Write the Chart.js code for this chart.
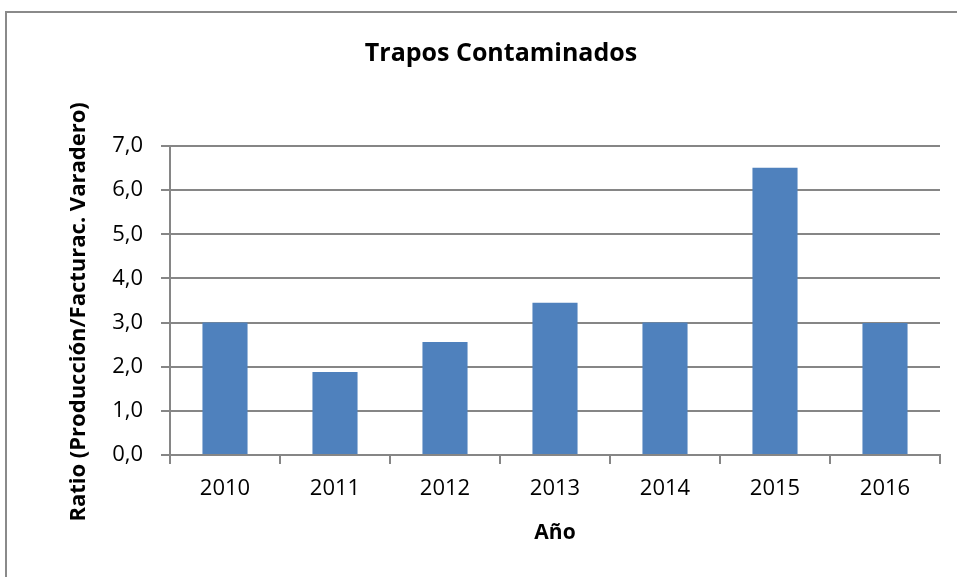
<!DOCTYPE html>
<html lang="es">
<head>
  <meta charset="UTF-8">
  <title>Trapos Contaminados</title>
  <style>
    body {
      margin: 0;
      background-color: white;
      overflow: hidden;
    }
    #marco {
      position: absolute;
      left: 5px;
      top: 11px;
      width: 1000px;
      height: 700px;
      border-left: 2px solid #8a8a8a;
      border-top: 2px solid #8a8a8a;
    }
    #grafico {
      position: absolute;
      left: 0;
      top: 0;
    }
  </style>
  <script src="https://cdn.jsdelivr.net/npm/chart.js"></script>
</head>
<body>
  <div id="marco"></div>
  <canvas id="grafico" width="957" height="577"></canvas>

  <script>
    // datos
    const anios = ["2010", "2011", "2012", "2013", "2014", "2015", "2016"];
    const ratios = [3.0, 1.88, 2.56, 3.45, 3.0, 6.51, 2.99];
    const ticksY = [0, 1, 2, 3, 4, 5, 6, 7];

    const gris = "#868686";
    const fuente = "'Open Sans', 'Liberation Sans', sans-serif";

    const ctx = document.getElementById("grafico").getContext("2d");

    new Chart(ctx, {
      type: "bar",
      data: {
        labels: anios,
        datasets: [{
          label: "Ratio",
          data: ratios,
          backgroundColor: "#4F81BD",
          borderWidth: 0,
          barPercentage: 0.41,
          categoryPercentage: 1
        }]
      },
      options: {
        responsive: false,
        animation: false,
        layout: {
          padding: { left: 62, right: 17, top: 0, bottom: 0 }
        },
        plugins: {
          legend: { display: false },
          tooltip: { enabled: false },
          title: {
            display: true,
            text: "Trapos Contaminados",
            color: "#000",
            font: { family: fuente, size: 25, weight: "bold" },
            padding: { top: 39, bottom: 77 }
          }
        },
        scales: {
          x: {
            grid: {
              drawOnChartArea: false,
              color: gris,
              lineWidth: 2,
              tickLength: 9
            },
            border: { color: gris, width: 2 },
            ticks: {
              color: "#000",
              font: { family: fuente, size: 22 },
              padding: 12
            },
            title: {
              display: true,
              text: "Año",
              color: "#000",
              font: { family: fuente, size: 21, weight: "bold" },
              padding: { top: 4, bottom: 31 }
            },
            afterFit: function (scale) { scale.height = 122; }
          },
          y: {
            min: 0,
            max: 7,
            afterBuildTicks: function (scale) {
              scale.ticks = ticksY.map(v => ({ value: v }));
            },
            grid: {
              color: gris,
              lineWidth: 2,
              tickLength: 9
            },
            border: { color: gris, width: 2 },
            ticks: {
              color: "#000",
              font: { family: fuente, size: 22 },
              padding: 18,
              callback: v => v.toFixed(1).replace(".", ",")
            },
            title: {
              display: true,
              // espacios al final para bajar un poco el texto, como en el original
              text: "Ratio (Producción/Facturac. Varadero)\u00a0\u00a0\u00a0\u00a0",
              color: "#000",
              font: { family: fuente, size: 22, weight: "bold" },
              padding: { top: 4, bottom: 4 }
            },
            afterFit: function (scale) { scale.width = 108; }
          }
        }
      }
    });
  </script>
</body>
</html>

□ □ □ □ □

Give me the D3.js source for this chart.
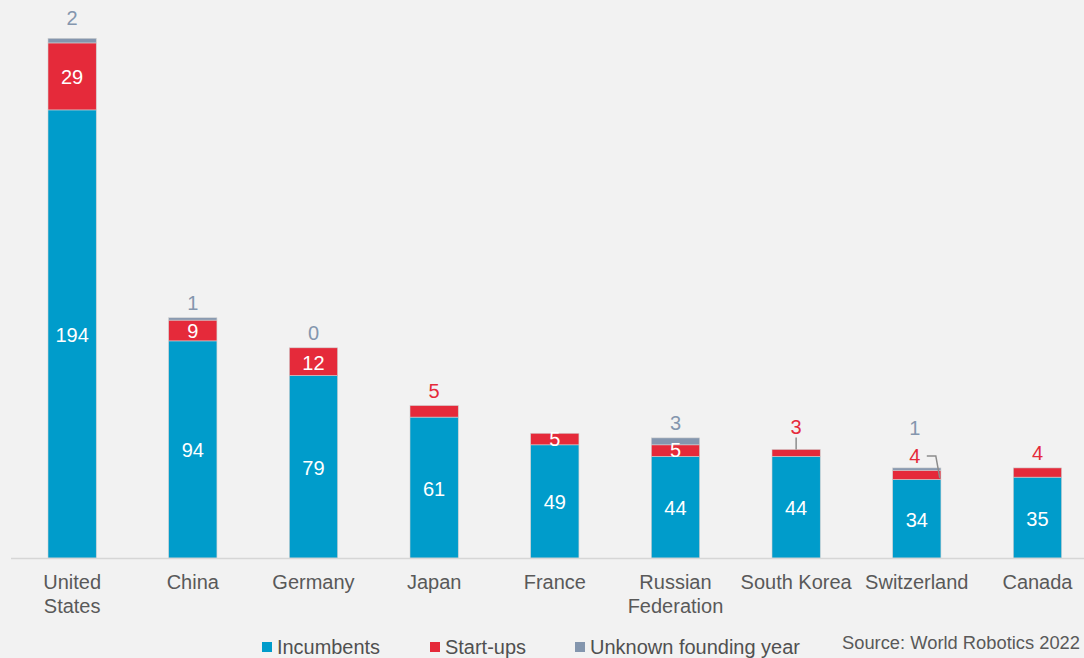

□ □ □ □ □

WHAT THE TASK ASKS: Copy out every line of the listing that includes the string "this".

ANSWER BELOW:
Write the Chart.js code for this chart.
Give me the D3.js source for this chart.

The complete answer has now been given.